**Task to carry out:** Answer with nothing but the number of lines that include the word "this".

**Provided material:**
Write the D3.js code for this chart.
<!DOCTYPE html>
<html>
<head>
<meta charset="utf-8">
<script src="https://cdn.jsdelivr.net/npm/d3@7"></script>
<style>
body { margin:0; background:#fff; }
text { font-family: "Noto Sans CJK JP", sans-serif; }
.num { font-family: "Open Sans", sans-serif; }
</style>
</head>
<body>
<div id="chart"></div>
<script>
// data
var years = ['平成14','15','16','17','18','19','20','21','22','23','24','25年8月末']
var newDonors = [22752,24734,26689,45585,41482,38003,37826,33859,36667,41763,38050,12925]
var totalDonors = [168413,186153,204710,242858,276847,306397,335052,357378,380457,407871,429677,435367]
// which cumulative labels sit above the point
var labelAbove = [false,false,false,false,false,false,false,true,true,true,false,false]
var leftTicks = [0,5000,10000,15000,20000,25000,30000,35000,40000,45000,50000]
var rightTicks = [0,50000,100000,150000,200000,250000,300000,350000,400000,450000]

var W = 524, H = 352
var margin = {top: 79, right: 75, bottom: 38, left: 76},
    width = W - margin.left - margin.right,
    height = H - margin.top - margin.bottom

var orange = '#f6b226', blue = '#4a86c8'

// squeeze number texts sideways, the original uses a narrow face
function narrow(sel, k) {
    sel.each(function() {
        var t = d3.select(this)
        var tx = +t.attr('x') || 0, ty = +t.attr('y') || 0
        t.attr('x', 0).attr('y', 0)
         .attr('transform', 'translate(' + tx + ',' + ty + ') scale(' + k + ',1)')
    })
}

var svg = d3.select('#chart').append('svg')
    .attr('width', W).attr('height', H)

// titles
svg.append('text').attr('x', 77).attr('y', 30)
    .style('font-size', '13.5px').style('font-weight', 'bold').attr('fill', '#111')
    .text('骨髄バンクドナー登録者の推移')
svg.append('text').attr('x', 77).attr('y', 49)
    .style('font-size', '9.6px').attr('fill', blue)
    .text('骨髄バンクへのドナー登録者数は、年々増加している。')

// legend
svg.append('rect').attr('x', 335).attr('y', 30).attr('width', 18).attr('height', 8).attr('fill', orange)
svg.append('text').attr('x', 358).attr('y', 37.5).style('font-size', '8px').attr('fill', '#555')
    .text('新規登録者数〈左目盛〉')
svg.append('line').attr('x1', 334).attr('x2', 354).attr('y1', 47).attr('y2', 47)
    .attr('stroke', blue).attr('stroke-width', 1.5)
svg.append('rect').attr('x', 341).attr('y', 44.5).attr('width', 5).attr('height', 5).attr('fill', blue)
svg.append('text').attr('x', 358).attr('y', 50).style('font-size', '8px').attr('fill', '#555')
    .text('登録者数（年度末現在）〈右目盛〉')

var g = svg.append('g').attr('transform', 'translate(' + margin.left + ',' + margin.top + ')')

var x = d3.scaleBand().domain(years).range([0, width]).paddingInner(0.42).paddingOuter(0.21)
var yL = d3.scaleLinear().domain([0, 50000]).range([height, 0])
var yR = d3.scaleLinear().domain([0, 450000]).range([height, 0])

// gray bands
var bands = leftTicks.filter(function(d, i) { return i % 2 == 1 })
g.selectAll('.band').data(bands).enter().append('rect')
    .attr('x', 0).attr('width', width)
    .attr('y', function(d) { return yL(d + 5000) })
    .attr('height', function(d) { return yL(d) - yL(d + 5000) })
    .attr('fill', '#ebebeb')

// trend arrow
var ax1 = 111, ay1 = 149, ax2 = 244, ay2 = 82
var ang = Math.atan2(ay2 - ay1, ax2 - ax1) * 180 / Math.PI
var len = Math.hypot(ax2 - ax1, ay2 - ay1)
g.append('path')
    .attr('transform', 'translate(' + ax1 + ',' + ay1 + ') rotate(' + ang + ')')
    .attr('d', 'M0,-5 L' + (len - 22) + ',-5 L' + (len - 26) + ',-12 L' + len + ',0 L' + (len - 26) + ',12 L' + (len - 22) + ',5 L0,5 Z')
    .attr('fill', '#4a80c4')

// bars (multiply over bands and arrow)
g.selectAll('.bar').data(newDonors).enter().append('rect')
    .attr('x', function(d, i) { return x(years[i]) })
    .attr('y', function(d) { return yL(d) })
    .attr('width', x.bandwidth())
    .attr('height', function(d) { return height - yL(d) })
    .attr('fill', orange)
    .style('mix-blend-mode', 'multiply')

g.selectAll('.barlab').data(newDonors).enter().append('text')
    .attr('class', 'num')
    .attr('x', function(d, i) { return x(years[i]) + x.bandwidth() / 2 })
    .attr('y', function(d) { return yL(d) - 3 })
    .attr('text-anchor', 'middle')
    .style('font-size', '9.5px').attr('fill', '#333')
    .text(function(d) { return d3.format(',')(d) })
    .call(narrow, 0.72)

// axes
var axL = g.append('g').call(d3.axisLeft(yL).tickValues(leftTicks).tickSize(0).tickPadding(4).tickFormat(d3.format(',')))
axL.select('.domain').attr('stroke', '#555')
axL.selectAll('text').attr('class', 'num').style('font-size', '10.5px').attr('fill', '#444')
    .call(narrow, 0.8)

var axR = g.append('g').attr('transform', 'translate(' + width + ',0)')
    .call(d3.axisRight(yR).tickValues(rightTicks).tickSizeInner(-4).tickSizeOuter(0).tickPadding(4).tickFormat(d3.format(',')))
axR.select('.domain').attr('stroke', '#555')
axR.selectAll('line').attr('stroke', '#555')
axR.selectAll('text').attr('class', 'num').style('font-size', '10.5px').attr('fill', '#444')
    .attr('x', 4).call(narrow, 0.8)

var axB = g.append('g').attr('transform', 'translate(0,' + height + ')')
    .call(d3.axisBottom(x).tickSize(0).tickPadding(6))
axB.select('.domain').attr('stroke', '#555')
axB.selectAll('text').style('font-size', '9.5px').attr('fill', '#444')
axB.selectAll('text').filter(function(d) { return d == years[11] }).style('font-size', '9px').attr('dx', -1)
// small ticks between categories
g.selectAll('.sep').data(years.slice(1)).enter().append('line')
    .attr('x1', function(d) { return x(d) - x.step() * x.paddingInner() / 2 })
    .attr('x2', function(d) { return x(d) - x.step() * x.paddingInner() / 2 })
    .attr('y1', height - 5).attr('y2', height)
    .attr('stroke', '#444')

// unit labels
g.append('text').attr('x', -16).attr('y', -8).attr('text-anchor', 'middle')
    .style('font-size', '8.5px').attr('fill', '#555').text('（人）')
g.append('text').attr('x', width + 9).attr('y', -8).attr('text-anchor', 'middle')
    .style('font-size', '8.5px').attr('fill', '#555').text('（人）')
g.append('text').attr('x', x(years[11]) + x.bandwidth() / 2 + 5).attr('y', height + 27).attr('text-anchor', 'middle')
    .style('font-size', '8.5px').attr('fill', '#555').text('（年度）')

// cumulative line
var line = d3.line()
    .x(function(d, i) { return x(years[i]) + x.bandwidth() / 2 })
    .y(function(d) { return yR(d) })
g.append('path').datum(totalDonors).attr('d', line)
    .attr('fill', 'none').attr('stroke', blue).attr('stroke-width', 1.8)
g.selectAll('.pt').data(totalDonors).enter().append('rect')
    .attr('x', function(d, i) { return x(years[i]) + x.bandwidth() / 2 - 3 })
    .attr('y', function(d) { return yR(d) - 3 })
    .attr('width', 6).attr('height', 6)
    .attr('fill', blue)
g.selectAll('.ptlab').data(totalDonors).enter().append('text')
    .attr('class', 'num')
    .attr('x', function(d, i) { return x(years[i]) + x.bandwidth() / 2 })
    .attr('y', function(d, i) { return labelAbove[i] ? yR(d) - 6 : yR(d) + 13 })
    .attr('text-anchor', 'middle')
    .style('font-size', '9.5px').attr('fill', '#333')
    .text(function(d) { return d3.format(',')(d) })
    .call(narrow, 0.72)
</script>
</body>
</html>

==

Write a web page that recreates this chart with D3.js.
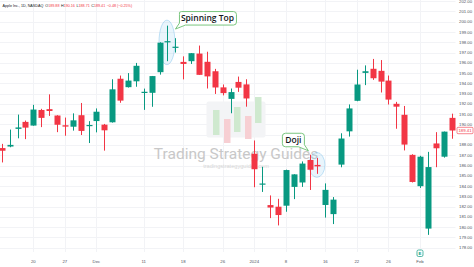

--

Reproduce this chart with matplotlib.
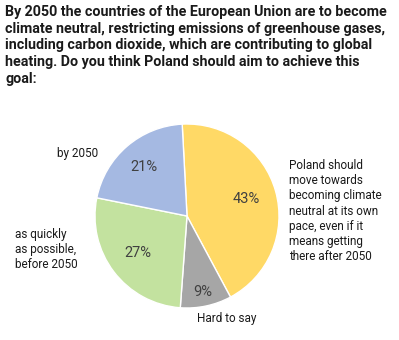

**Completed task:** 4